Hi all:
I hope everyone is having a nice holiday season.
I have retruned to working on an Apple II+ and could use a nudge in the right direction.
This is an Apple II+with an 820-0044-C board.
The machine will not boot from the disk drive. Here are the steps I have take thus far:
- I have removed all cards except the disk controller. -- No change in behavior
- The machine will drop into basic with its ']' prompt after pressing CTRL-RESET
- I have tried a different and known good controller. -- No change
- I have tired couple of known good floppy drives -- No change
Observations:
Drive does the expected and typical clatter when starting (head zeroing? I believe)
Once the clatter is done, drive will spin but never boot from known good Dos 3.3 disk. There is no sound of the head moving.
I suspect chips on the MB but thought I would ask what folks think might help and what chips on the MB I should check.
Thanks all
After I hit send on the original post it dawned on me I never tried booting with only 1 FDD.
Yup, bad drive - I guess. (although I thought it worked on another system)

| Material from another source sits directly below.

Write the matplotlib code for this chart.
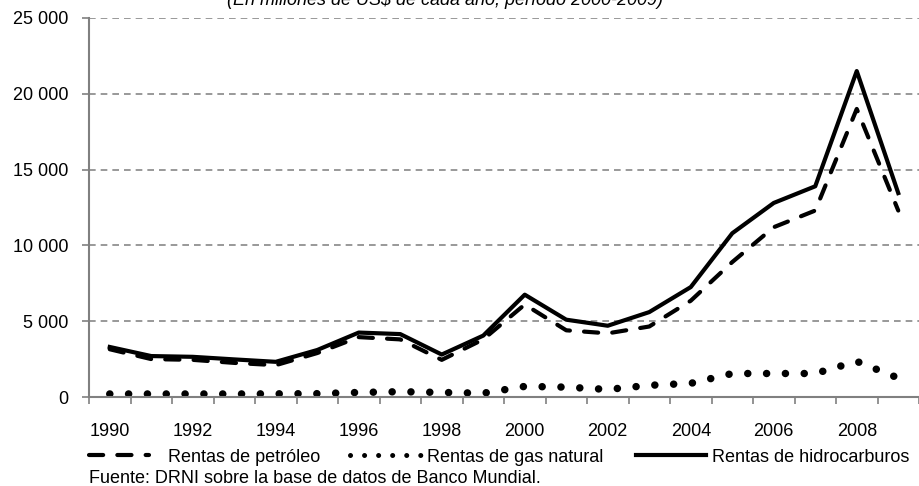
import numpy as np
import matplotlib.pyplot as plt
from matplotlib.lines import Line2D

plt.rcParams['font.family'] = ['Liberation Sans', 'DejaVu Sans']

years = list(range(1990, 2010))
petroleo = [3150, 2500, 2450, 2250, 2100, 2900, 3950, 3800, 2450, 3800,
            6100, 4400, 4200, 4650, 6350, 8900, 11200, 12300, 19000, 12300]
gas = [200, 200, 200, 200, 210, 220, 300, 350, 300, 250,
       700, 650, 500, 770, 900, 1550, 1550, 1550, 2350, 1250]
hidrocarburos = [3300, 2700, 2650, 2480, 2320, 3100, 4250, 4150, 2800, 4050,
                 6750, 5100, 4700, 5600, 7250, 10800, 12800, 13900, 21500, 13450]
yticks = [0, 5000, 10000, 15000, 20000, 25000]
ylabels = ['0', '5 000', '10 000', '15 000', '20 000', '25 000']

fs = 13
dash_style = dict(color='black', lw=3, linestyle=(0, (3.4, 3.4)), dash_capstyle='round')
dot_style = dict(color='black', lw=5.4, linestyle=(0, (0.01, 2.5)), dash_capstyle='round')
dot_legend = dict(color='black', lw=3.6, linestyle=(0, (0.01, 2.8)), dash_capstyle='round')
solid_style = dict(color='black', lw=3)

fig = plt.figure(figsize=(9.19, 4.86), dpi=100)
ax = fig.add_axes([89 / 919, 89 / 486, 830 / 919, 379 / 486])

x = np.arange(len(years))
ax.plot(x, petroleo, **dash_style)
ax.plot(x, gas, **dot_style)
ax.plot(x, hidrocarburos, **solid_style)

ax.set_xlim(-0.5, len(years) - 0.5)
ax.set_ylim(0, 25000)
ax.set_yticks(yticks)
ax.set_yticklabels(ylabels, fontsize=fs)
ax.set_xticks(x[::2])
ax.set_xticklabels([str(y) for y in years[::2]], fontsize=fs)
ax.set_xticks(np.arange(-0.5, len(years), 1), minor=True)
ax.tick_params(axis='x', which='major', length=0, pad=19)
ax.tick_params(axis='x', which='minor', length=5, color='#808080', width=1.2)
ax.tick_params(axis='y', length=5, color='#808080', width=1.2, pad=10)

ax.grid(axis='y', color='#888888', linestyle=(0, (4, 3)), lw=1.2)
ax.set_axisbelow(True)
for s in ['top', 'right']:
    ax.spines[s].set_visible(False)
for s in ['left', 'bottom']:
    ax.spines[s].set_color('#808080')
    ax.spines[s].set_linewidth(1.5)

fig.text(445 / 919, 1 - 5 / 486, '(En millones de US$ de cada año, período 2000-2009)',
         fontsize=fs, style='italic', ha='center', va='baseline')

# legend, three entries laid out like the original
entries = [
    ('Rentas de petróleo', dash_style, 89, 3.3, 1.1),
    ('Rentas de gas natural', dot_legend, 350, 4.0, 0.25),
    ('Rentas de hidrocarburos', solid_style, 636, 3.9, 0.33),
]
for label, style, left, hl, tp in entries:
    leg = fig.legend([Line2D([], [], **style)], [label], loc='center left',
                     bbox_to_anchor=(left / 919, 1 - 457 / 486), frameon=False,
                     fontsize=fs, handlelength=hl, handletextpad=tp,
                     borderpad=0, borderaxespad=0)

fig.text(89 / 919, 1 - 483 / 486, 'Fuente: DRNI sobre la base de datos de Banco Mundial.',
         fontsize=fs, ha='left', va='baseline')

fig.savefig('out.png', dpi=100)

Can boot with one of the drives. Use only the "bad drive" and no go.
So mystery solved Scooby.
Question now is what is wrong with the bad drive? My guess at first is a bad 74LS125 on the drive's analog board, a classic failure mode, but it could be other things, too, including a dirty hard or improper alignment.
Thanks! That is good to know. I will chekc the chip.
And Merry Christmas!!! :-)
Here are two Monitor commands that bounce signals through the write-protect sense inverter (pin 3) and read-sense inverter (pin11) of the 74LS125. NOTE: These commands test drive 1 attached to a disk controller installed in slot 6.
With disks completely removed from the drive, use CALL-151 to enter the monitor and then enter the following command:
C0ED C0E9 I C0EA C0E8 N C0E3 I C0E2 N
The disk drive should turn on and then off again, and the monitor should print several lines of response bytes, some of which are printed in inverse text. If the inverse bytes are 00 then 00 then 7F, then it indicates that the ULN2003 and 74LS125 appear to be behaving normally. If the cable is bad (or unplugged) then those bytes will all be FF.
This second command resets the controller to sequence-0 and then tries to sense noise through the read amplifier:
C0E9 C0ED I C0EC C0EE C0E8 N
Because the command is listening for noise, it might take more than one try to get an unambiguous response. Likely responses are:
Tell us if you receive a different response that isn't listed -- maybe we can pick it apart and figure out what it means.
DiskII WP tests.png
Thanks! I will definately give this a go over my holiday vacation.